Knabe bin ich nicht - doch bin ich auch auf einer Reise - auf dem Weg zu "meinem" Vanilleduft. Und genau heute treffen diese Zeilen auf mich zu, dass ich "für eine Stunde/ Der Kindheit Duft erfühle tief im Sinn" - durch Vanille Patchouli von Les Senteurs Gourmands. Denn das ist der Jugendduft meiner Schwägerin. Die Endsiebziger und frühen Achtziger, Friedensbewegung, Räucherstäbchen, Teeservices aus Keramik und bunte indische Tücher - und Patchouli. Ich rieche den feinen Les Senteurs Gourmands-Duft, schließe die Augen - und bin sofort wieder das kleine Mädchen, das bei seiner Schwägerin an diesem winzigen Fläschchen mit Parfum-Öl schnuppern darf, das sich schlagartig in eine orientalische Welt versetzt fühlt und den Geist dieser Jahre intuitiv authentischer erfassen kann als jeder Erwachsene, der die Jugend dieser Jahre nur kopfschüttelnd von außen beäugt. Patchouli - das ist Freiheitsdenken und gesellschaftliches Bewusstsein, Kampfbereitschaft und innere Tiefe. Patchouli kann niemals einfach nur eine Note in einem Luxus-Parfum sein. Immer und immer und immer schwingt etwas Revolutionäres, Rebellisches darin mit, immer versteckt sich eine Botschaft darin, leise, aber unüberhörbar... Und wenn es noch so friedlich und unauffällig getarnt in großen Namen daherkommt - es ist immer Indien, immer Räucherstäbchen, immer Nach-vorne-Schauen, was den umhüllt, der einen Patchouli-Duft trägt. Und insofern - auch wenn ich nie ein Patchouli-Fan war, damals nicht und heute nicht - betrachte ich diese Komponente als einen großartigen Assoziationswecker, einen Bilderzauberer, der unsere Fantasie so lange auf Trab hält, bis auch die letzten Reste des Tagesparfums sich verabschiedet haben.

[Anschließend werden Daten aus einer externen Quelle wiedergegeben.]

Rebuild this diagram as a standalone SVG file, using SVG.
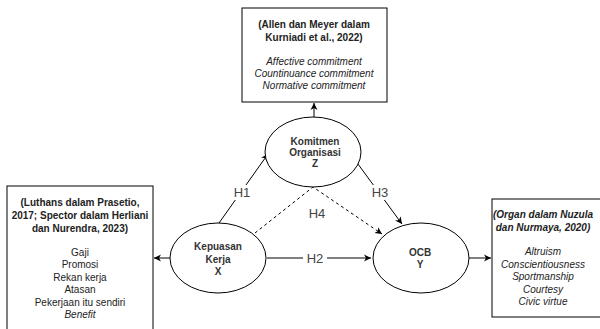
<svg xmlns="http://www.w3.org/2000/svg" width="600" height="329" viewBox="0 0 600 329">
<style>
text{font-family:"Liberation Sans",Arial,sans-serif;font-size:10px;fill:#222;text-anchor:middle}
.b{font-weight:bold}
.i{font-style:italic}
.n{font-weight:bold;fill:#333}
.box{fill:#fff;stroke:#000;stroke-width:1}
.el{fill:#fff;stroke:#000;stroke-width:1}
.c{stroke:#000;stroke-width:1;fill:none}
.d{stroke-dasharray:3 3}
.lbl{font-size:13px;fill:#444}
</style>
<defs>
<marker id="ah" markerWidth="8" markerHeight="8" refX="7" refY="4" orient="auto" markerUnits="userSpaceOnUse">
<path d="M0,0.5 L7,4 L0,7.5 L2,4 Z" fill="#000"/>
</marker>
</defs>
<g id="connectors">
<line class="c" x1="314" y1="118" x2="314" y2="103" marker-end="url(#ah)"/>
<line class="c" x1="170" y1="258" x2="154" y2="258" marker-end="url(#ah)"/>
<line class="c" x1="469" y1="258" x2="491" y2="258" marker-end="url(#ah)"/>
<line class="c" x1="219" y1="223" x2="268" y2="154" marker-end="url(#ah)"/>
<line class="c" x1="355" y1="160" x2="402" y2="224" marker-end="url(#ah)"/>
<line class="c" x1="267" y1="258" x2="371" y2="258" marker-end="url(#ah)"/>
<polyline class="c d" points="255,233 313,187 382,234" marker-end="url(#ah)"/>
<rect x="230" y="185" width="24" height="15" fill="#fff"/>
<text class="lbl" x="242" y="197">H1</text>
<rect x="368" y="185" width="24" height="15" fill="#fff"/>
<text class="lbl" x="380" y="197">H3</text>
<text class="lbl" x="317" y="218">H4</text>
<rect x="303" y="251" width="24" height="15" fill="#fff"/>
<text class="lbl" x="315" y="263">H2</text>
</g>
<g id="box-top">
<rect class="box" x="242" y="8" width="145" height="94"/>
<text class="b" x="314" y="28">(Allen dan Meyer dalam</text>
<text class="b" x="314" y="41">Kurniadi et al., 2022)</text>
<text class="i" x="314" y="65">Affective commitment</text>
<text class="i" x="314" y="77">Countinuance commitment</text>
<text class="i" x="314" y="89">Normative commitment</text>
</g>
<g id="box-left">
<rect class="box" x="7" y="186" width="146" height="150"/>
<text class="b" x="80" y="206">(Luthans dalam Prasetio,</text>
<text class="b" x="80" y="219">2017; Spector dalam Herliani</text>
<text class="b" x="80" y="232">dan Nurendra, 2023)</text>
<text x="80" y="256">Gaji</text>
<text x="80" y="268">Promosi</text>
<text x="80" y="281">Rekan kerja</text>
<text x="80" y="293">Atasan</text>
<text x="80" y="306">Pekerjaan itu sendiri</text>
<text class="i" x="80" y="318">Benefit</text>
</g>
<g id="box-right">
<rect class="box" x="492" y="199" width="115" height="118"/>
<text class="b i" x="543" y="218">(Organ dalam Nuzula</text>
<text class="b i" x="543" y="231">dan Nurmaya, 2020)</text>
<text class="i" x="543" y="255">Altruism</text>
<text class="i" x="543" y="268">Conscientiousness</text>
<text class="i" x="543" y="280">Sportmanship</text>
<text class="i" x="543" y="293">Courtesy</text>
<text class="i" x="543" y="305">Civic virtue</text>
</g>
<g id="node-z">
<ellipse class="el" cx="313" cy="152" rx="48" ry="35"/>
<text class="n" x="315" y="145">Komitmen</text>
<text class="n" x="315" y="156">Organisasi</text>
<text class="n" x="315" y="167">Z</text>
</g>
<g id="node-x">
<ellipse class="el" cx="218" cy="258" rx="48" ry="35"/>
<text class="n" x="218" y="250">Kepuasan</text>
<text class="n" x="218" y="263">Kerja</text>
<text class="n" x="218" y="275">X</text>
</g>
<g id="node-y">
<ellipse class="el" cx="421" cy="258" rx="48" ry="35"/>
<text class="n" x="420" y="256">OCB</text>
<text class="n" x="420" y="268">Y</text>
</g>
</svg>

Ich breche eine Lanze für Patchouli - und auch für Vanille-Patchouli von Les Senteurs Gourmands. Hier ist die Note zwar sehr intensiv, aber doch wird sie durch einen Hauch Vanille abgemildert und besänftigt. Von Gourmand kann allerdings keine Rede sein, dafür ist der Duft viel zu würzig und fast ein wenig harzig. Ein schöner Duft - nicht für mich, aber für alle, die heute überlegen wollen, wie sie die Welt ein klein wenig verbessern könnten.